> Task details:
Reproduce the listing below exactly, minus its pictures.

> Given material:

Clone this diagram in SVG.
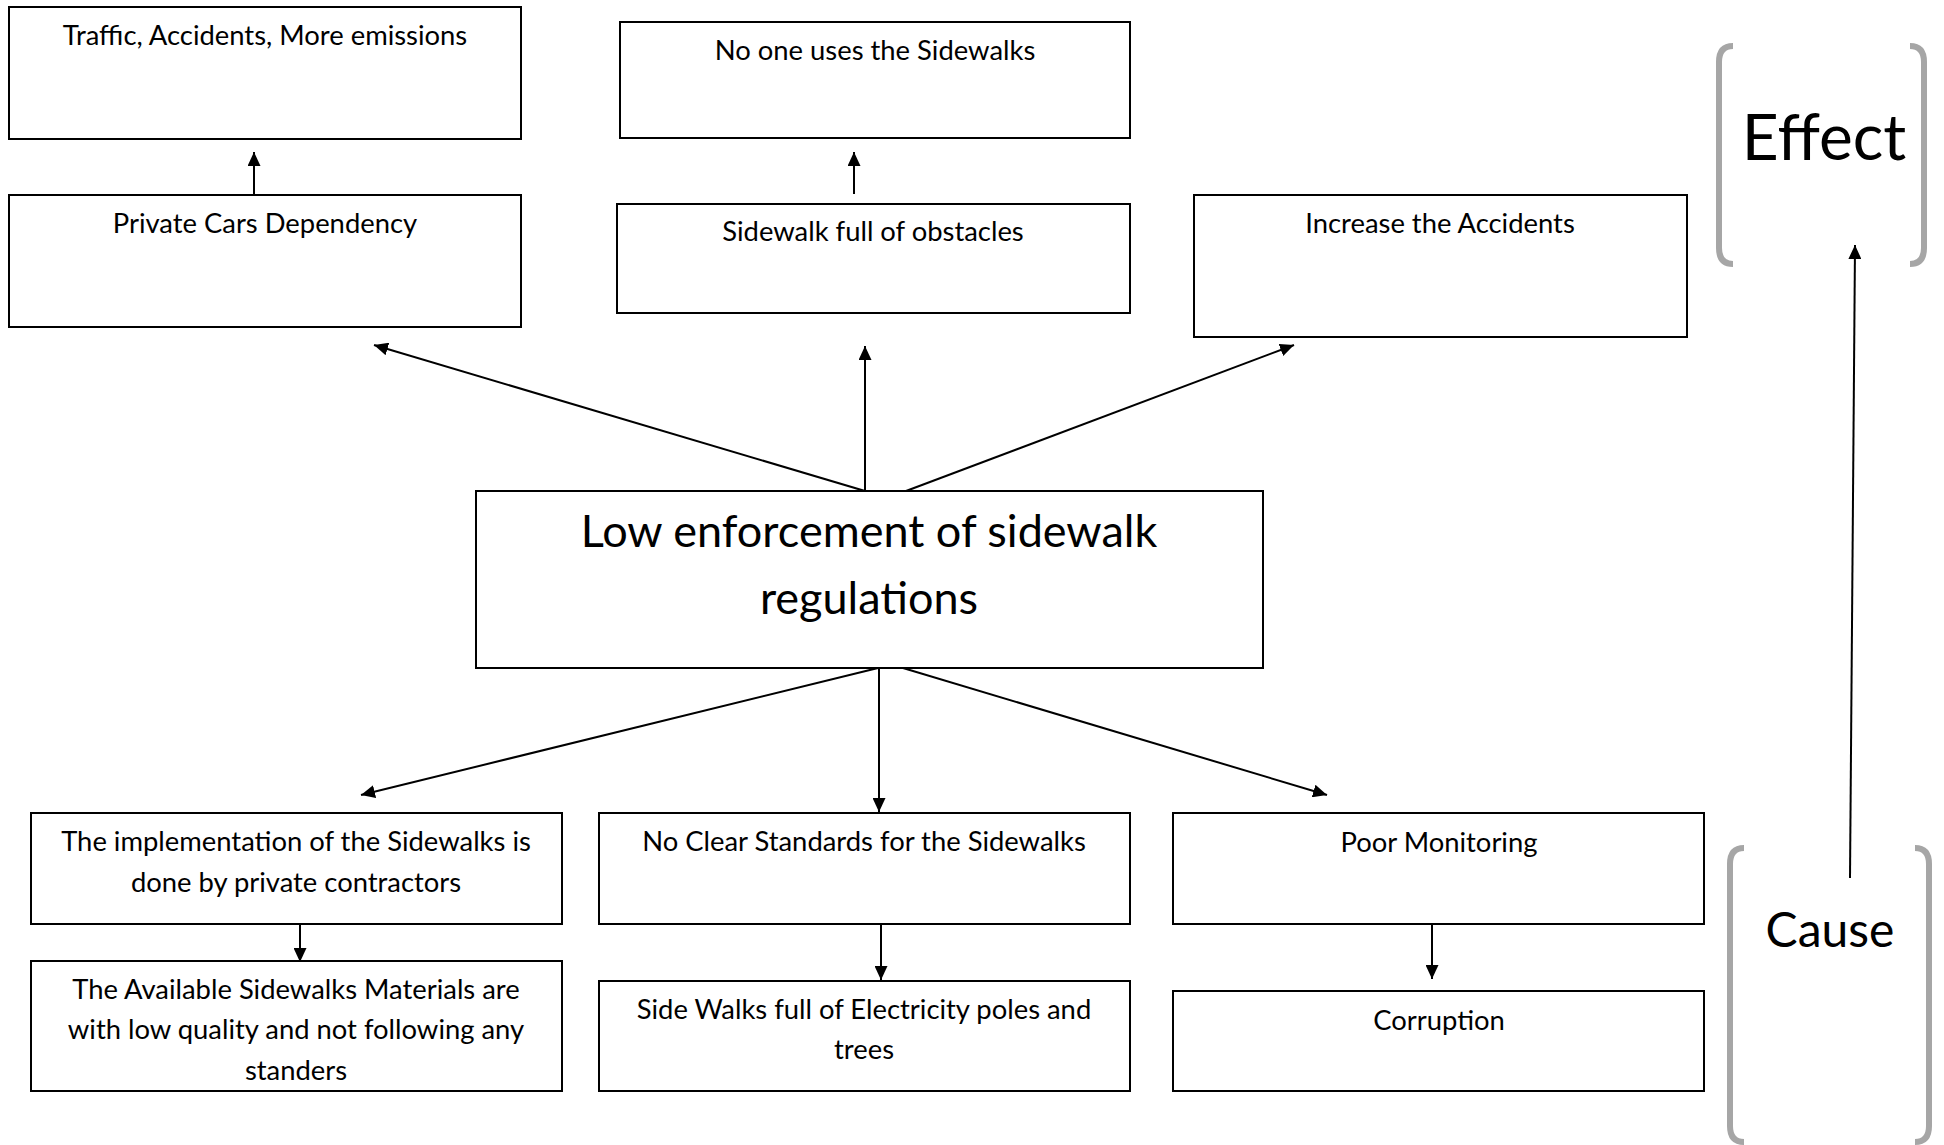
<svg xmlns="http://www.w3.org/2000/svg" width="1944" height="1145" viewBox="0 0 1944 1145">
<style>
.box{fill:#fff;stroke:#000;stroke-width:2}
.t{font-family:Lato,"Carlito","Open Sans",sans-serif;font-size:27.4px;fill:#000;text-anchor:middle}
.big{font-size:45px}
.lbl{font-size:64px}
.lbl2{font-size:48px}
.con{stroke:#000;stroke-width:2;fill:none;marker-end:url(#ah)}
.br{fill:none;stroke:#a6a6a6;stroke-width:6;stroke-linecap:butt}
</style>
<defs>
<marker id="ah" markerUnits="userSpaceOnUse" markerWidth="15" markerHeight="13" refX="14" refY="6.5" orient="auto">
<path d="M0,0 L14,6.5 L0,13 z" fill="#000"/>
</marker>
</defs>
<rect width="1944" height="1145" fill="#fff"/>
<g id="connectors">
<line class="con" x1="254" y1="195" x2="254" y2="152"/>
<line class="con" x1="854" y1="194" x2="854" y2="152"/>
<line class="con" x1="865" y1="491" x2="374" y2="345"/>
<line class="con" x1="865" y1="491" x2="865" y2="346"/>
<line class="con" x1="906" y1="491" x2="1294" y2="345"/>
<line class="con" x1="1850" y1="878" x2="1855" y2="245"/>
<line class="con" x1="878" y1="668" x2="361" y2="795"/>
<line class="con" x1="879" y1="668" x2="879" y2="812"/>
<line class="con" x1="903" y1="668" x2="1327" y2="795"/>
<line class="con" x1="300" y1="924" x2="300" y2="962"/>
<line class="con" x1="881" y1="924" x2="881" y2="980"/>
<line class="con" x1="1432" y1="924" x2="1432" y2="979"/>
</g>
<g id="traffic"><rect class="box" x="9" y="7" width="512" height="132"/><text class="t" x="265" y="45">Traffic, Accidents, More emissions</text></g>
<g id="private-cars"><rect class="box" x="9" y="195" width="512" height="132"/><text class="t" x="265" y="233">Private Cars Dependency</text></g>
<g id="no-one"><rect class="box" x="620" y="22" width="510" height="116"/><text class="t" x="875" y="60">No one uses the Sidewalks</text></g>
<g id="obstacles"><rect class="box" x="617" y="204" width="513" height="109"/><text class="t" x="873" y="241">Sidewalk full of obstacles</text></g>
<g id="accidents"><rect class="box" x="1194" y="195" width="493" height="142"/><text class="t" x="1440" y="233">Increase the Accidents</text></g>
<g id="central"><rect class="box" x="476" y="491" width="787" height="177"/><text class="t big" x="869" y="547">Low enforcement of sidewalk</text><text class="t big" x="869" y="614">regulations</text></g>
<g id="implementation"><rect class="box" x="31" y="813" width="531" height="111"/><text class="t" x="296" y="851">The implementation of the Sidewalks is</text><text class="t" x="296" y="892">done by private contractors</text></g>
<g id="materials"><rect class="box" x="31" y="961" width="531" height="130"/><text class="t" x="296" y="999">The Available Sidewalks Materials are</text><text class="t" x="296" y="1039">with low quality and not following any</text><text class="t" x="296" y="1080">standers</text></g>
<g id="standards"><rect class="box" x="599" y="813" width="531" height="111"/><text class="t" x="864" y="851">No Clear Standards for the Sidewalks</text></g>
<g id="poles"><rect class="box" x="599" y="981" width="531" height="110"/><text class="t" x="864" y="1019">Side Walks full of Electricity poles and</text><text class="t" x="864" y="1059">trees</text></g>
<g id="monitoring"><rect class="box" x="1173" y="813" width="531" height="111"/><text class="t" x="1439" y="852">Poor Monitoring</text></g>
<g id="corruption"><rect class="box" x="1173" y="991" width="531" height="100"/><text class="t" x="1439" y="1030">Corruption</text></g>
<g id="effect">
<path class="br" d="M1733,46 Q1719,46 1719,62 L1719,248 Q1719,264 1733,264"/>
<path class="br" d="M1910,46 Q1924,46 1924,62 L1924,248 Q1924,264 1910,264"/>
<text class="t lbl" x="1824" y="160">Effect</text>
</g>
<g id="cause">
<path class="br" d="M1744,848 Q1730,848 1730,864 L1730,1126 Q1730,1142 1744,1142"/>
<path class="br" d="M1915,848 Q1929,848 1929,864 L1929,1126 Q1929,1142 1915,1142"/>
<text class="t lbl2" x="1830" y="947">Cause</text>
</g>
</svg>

> Full solution:
Clone this diagram in SVG.
<svg xmlns="http://www.w3.org/2000/svg" width="1944" height="1145" viewBox="0 0 1944 1145">
<style>
.box{fill:#fff;stroke:#000;stroke-width:2}
.t{font-family:Lato,"Carlito","Open Sans",sans-serif;font-size:27.4px;fill:#000;text-anchor:middle}
.big{font-size:45px}
.lbl{font-size:64px}
.lbl2{font-size:48px}
.con{stroke:#000;stroke-width:2;fill:none;marker-end:url(#ah)}
.br{fill:none;stroke:#a6a6a6;stroke-width:6;stroke-linecap:butt}
</style>
<defs>
<marker id="ah" markerUnits="userSpaceOnUse" markerWidth="15" markerHeight="13" refX="14" refY="6.5" orient="auto">
<path d="M0,0 L14,6.5 L0,13 z" fill="#000"/>
</marker>
</defs>
<rect width="1944" height="1145" fill="#fff"/>
<g id="connectors">
<line class="con" x1="254" y1="195" x2="254" y2="152"/>
<line class="con" x1="854" y1="194" x2="854" y2="152"/>
<line class="con" x1="865" y1="491" x2="374" y2="345"/>
<line class="con" x1="865" y1="491" x2="865" y2="346"/>
<line class="con" x1="906" y1="491" x2="1294" y2="345"/>
<line class="con" x1="1850" y1="878" x2="1855" y2="245"/>
<line class="con" x1="878" y1="668" x2="361" y2="795"/>
<line class="con" x1="879" y1="668" x2="879" y2="812"/>
<line class="con" x1="903" y1="668" x2="1327" y2="795"/>
<line class="con" x1="300" y1="924" x2="300" y2="962"/>
<line class="con" x1="881" y1="924" x2="881" y2="980"/>
<line class="con" x1="1432" y1="924" x2="1432" y2="979"/>
</g>
<g id="traffic"><rect class="box" x="9" y="7" width="512" height="132"/><text class="t" x="265" y="45">Traffic, Accidents, More emissions</text></g>
<g id="private-cars"><rect class="box" x="9" y="195" width="512" height="132"/><text class="t" x="265" y="233">Private Cars Dependency</text></g>
<g id="no-one"><rect class="box" x="620" y="22" width="510" height="116"/><text class="t" x="875" y="60">No one uses the Sidewalks</text></g>
<g id="obstacles"><rect class="box" x="617" y="204" width="513" height="109"/><text class="t" x="873" y="241">Sidewalk full of obstacles</text></g>
<g id="accidents"><rect class="box" x="1194" y="195" width="493" height="142"/><text class="t" x="1440" y="233">Increase the Accidents</text></g>
<g id="central"><rect class="box" x="476" y="491" width="787" height="177"/><text class="t big" x="869" y="547">Low enforcement of sidewalk</text><text class="t big" x="869" y="614">regulations</text></g>
<g id="implementation"><rect class="box" x="31" y="813" width="531" height="111"/><text class="t" x="296" y="851">The implementation of the Sidewalks is</text><text class="t" x="296" y="892">done by private contractors</text></g>
<g id="materials"><rect class="box" x="31" y="961" width="531" height="130"/><text class="t" x="296" y="999">The Available Sidewalks Materials are</text><text class="t" x="296" y="1039">with low quality and not following any</text><text class="t" x="296" y="1080">standers</text></g>
<g id="standards"><rect class="box" x="599" y="813" width="531" height="111"/><text class="t" x="864" y="851">No Clear Standards for the Sidewalks</text></g>
<g id="poles"><rect class="box" x="599" y="981" width="531" height="110"/><text class="t" x="864" y="1019">Side Walks full of Electricity poles and</text><text class="t" x="864" y="1059">trees</text></g>
<g id="monitoring"><rect class="box" x="1173" y="813" width="531" height="111"/><text class="t" x="1439" y="852">Poor Monitoring</text></g>
<g id="corruption"><rect class="box" x="1173" y="991" width="531" height="100"/><text class="t" x="1439" y="1030">Corruption</text></g>
<g id="effect">
<path class="br" d="M1733,46 Q1719,46 1719,62 L1719,248 Q1719,264 1733,264"/>
<path class="br" d="M1910,46 Q1924,46 1924,62 L1924,248 Q1924,264 1910,264"/>
<text class="t lbl" x="1824" y="160">Effect</text>
</g>
<g id="cause">
<path class="br" d="M1744,848 Q1730,848 1730,864 L1730,1126 Q1730,1142 1744,1142"/>
<path class="br" d="M1915,848 Q1929,848 1929,864 L1929,1126 Q1929,1142 1915,1142"/>
<text class="t lbl2" x="1830" y="947">Cause</text>
</g>
</svg>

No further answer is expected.